Michael Powell and Martin Scorsese

An article in today's Guardian by Steve Rose tells the story of the friendship between the two film directors.

Though many today would name him as the greatest ever British director, when the two first met in 1975 Powell was living in obscurity and poverty. His reputation had never recovered from the furore over his 1960 film Peeping Tom and many of his best films were known only in inferior, re-edited versions.

Scorsese describes their meeting thus:
"He was very quiet and didn't quite know what to make of me," Scorsese recalls. "I had to explain to him that his work was a great source of inspiration for a whole new generation of film-makers - myself, Spielberg, Paul Schrader, Coppola, De Palma. We would talk about his films in Los Angeles often. They were a lifeblood to us, at a time when the films were not necessarily immediately available. He had no idea this was all happening."
What followed was remarkable:
After Scorsese found him, Powell was taken to the US by Francis Ford Coppola and feted by his new Hollywood fans. They saw him as a kindred spirit: a fiercely independent film-maker who had fought for, and justified, the need for complete creative freedom.

Coppola installed him as senior director-in-residence at his Zoetrope studios; he took teaching posts; retrospectives were held of his work; and the great and good of Hollywood queued up to meet him. Scorsese even had a cossack shirt made in the same style as that of Anton Walbrook's character in The Red Shoes, which he wore to the opening of Powell and Pressburger's 1980 retrospective at the Museum of Modern Art in New York.

To that event, Scorsese brought along his editor on Raging Bull, Thelma Schoonmaker. "Marty told me I had to go and see Colonel Blimp on the big screen," Schoonmaker later tells me. She introduced herself to Powell, they hit it off, and four years later they married.
Michael Powell died in 1990.

The article also confirms that Scorsese and Thelma Schoonmaker are working on a long-promised documentary about their appreciation of British cinema.

3 comments:

HE Elsom said...

Not remotely surprised that you've posted this. I'm really looking forward to Scorsese's British films series.
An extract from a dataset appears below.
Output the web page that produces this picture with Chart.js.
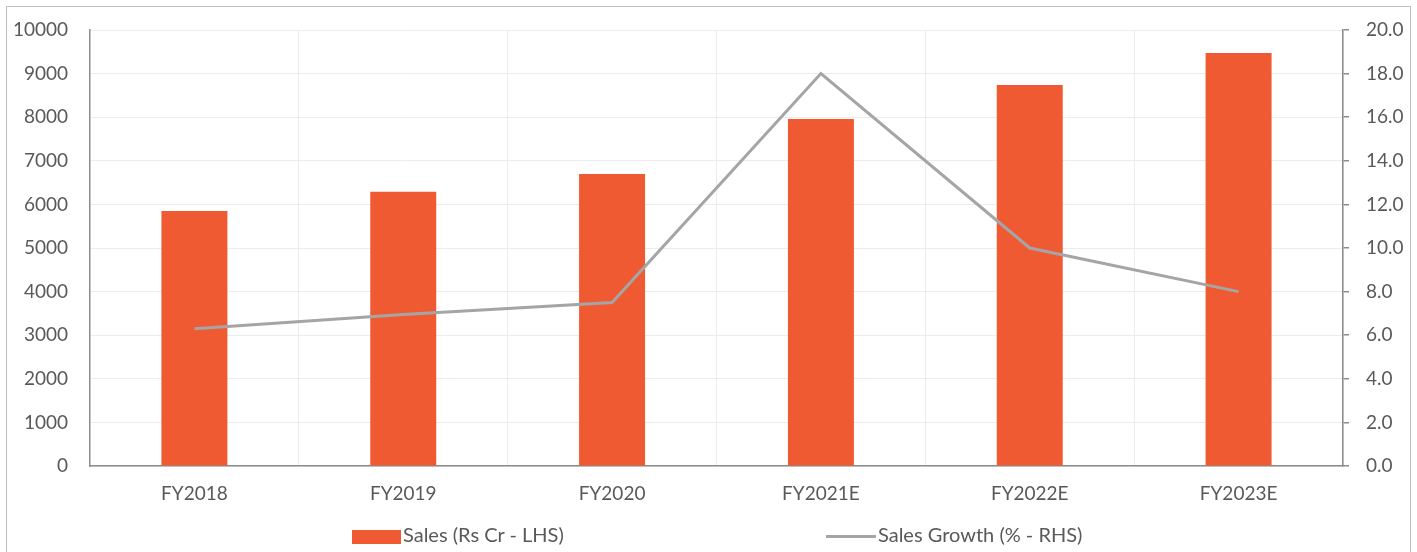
<!DOCTYPE html>
<html>
<head>
<meta charset="utf-8">
<script src="https://cdn.jsdelivr.net/npm/chart.js@4.4.0/dist/chart.umd.min.js"></script>
<style>
  html, body { margin: 0; padding: 0; background: #fff; overflow: hidden; }
  #wrap { position: relative; width: 1417px; height: 552px; }
  #frame { position: absolute; left: 6px; top: 6px; width: 1405px; height: 600px; border: 1px solid #bfbfbf; box-sizing: border-box; }
  #chart { position: absolute; left: 0; top: 0; }
  .legend { position: absolute; top: 522px; font-family: Lato, sans-serif; font-size: 20px; color: #595959; white-space: nowrap; line-height: 24px; }
  .swatch { display: inline-block; vertical-align: middle; margin-right: 2px; }
</style>
</head>
<body>
<div id="wrap">
  <div id="frame"></div>
  <canvas id="chart" width="1417" height="552"></canvas>
  <div class="legend" id="legSales" style="left:352px;"><span class="swatch" id="swSales" style="width:49px;height:14px;"></span><span id="txtSales"></span></div>
  <div class="legend" id="legGrowth" style="left:826px;"><span class="swatch" id="swGrowth" style="width:50px;height:3px;"></span><span id="txtGrowth"></span></div>
</div>
<script>
// Categories and series
const years = ['FY2018', 'FY2019', 'FY2020', 'FY2021E', 'FY2022E', 'FY2023E'];
const sales = [5850, 6290, 6700, 7960, 8740, 9470];
const salesGrowth = [6.3, 6.95, 7.5, 18.0, 10.0, 8.0];
const leftTicks = [0, 1000, 2000, 3000, 4000, 5000, 6000, 7000, 8000, 9000, 10000];
const rightTicks = [0, 2, 4, 6, 8, 10, 12, 14, 16, 18, 20];
const seriesNames = ['Sales (Rs Cr - LHS)', 'Sales Growth (% - RHS)'];

const barColor = '#F05A32';
const lineColor = '#A5A5A5';
const textColor = '#595959';
const axisColor = '#8c8c8c';
const gridColor = '#ececec';

// Legend (HTML, under the chart)
document.getElementById('swSales').style.background = barColor;
document.getElementById('swGrowth').style.background = lineColor;
document.getElementById('txtSales').textContent = seriesNames[0];
document.getElementById('txtGrowth').textContent = seriesNames[1];

const tickFont = { family: 'Lato, sans-serif', size: 19 };

const ctx = document.getElementById('chart').getContext('2d');
const chart = new Chart(ctx, {
  type: 'bar',
  data: {
    labels: years,
    datasets: [
      {
        type: 'line',
        label: seriesNames[1],
        data: salesGrowth,
        yAxisID: 'y1',
        borderColor: lineColor,
        backgroundColor: lineColor,
        borderWidth: 3,
        pointRadius: 0,
        tension: 0,
        order: 0
      },
      {
        type: 'bar',
        label: seriesNames[0],
        data: sales,
        yAxisID: 'y',
        backgroundColor: barColor,
        borderWidth: 0,
        barPercentage: 0.316,
        categoryPercentage: 1,
        order: 1
      }
    ]
  },
  options: {
    responsive: false,
    animation: false,
    events: [],
    layout: { padding: { top: 30, left: 0, right: 0, bottom: 0 } },
    plugins: {
      legend: { display: false },
      tooltip: { enabled: false }
    },
    scales: {
      x: {
        offset: true,
        grid: { offset: true, color: gridColor, drawTicks: false },
        border: { color: axisColor, width: 1.5 },
        ticks: { color: textColor, font: tickFont, padding: 16, maxRotation: 0 },
        afterFit: function (scale) { scale.height = 86; }
      },
      y: {
        position: 'left',
        min: 0,
        max: 10000,
        afterBuildTicks: function (scale) { scale.ticks = leftTicks.map(v => ({ value: v })); },
        grid: { color: gridColor, drawTicks: false },
        border: { color: axisColor, width: 1.5 },
        ticks: {
          color: textColor,
          font: tickFont,
          padding: 22,
          callback: function (v) { return String(v); }
        },
        afterFit: function (scale) { scale.width = 90; scale.paddingTop = 0; scale.paddingBottom = 0; }
      },
      y1: {
        position: 'right',
        min: 0,
        max: 20,
        afterBuildTicks: function (scale) { scale.ticks = rightTicks.map(v => ({ value: v })); },
        grid: { drawOnChartArea: false, color: axisColor, tickLength: 6, lineWidth: 1.5 },
        border: { color: axisColor, width: 1.5 },
        ticks: {
          color: textColor,
          font: tickFont,
          padding: 17,
          callback: function (v) { return Number(v).toFixed(1); }
        },
        afterFit: function (scale) { scale.width = 74; scale.paddingTop = 0; scale.paddingBottom = 0; }
      }
    }
  }
});
</script>
</body>
</html>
Incidentally, here's a Round Britain Quiz question: what links the films Carve her Name with Pride, Peeping Tom, 84 Charing Cross Road and The Last Temptation of Christ?

Blognor Regis said...

I don't know the Last Temptaion of Christ bit but (and this is from memory but I've blogged it before), the man who in real life as an SOE intelligence man possibly called Leo Marks wrote Violette Szabo's poem, "The life I have is all I have" grew up in 84 Charing Cross Road and wrote Peeping Tom.. Google his obituary anybody, it's incredible.

HE Elsom said...

Leo Marks is the voice of the devil who actually does the last temptation of Christ on the cross in The Last Temptation. I've always assumed that Scorsese cast him because of Peeping Tom.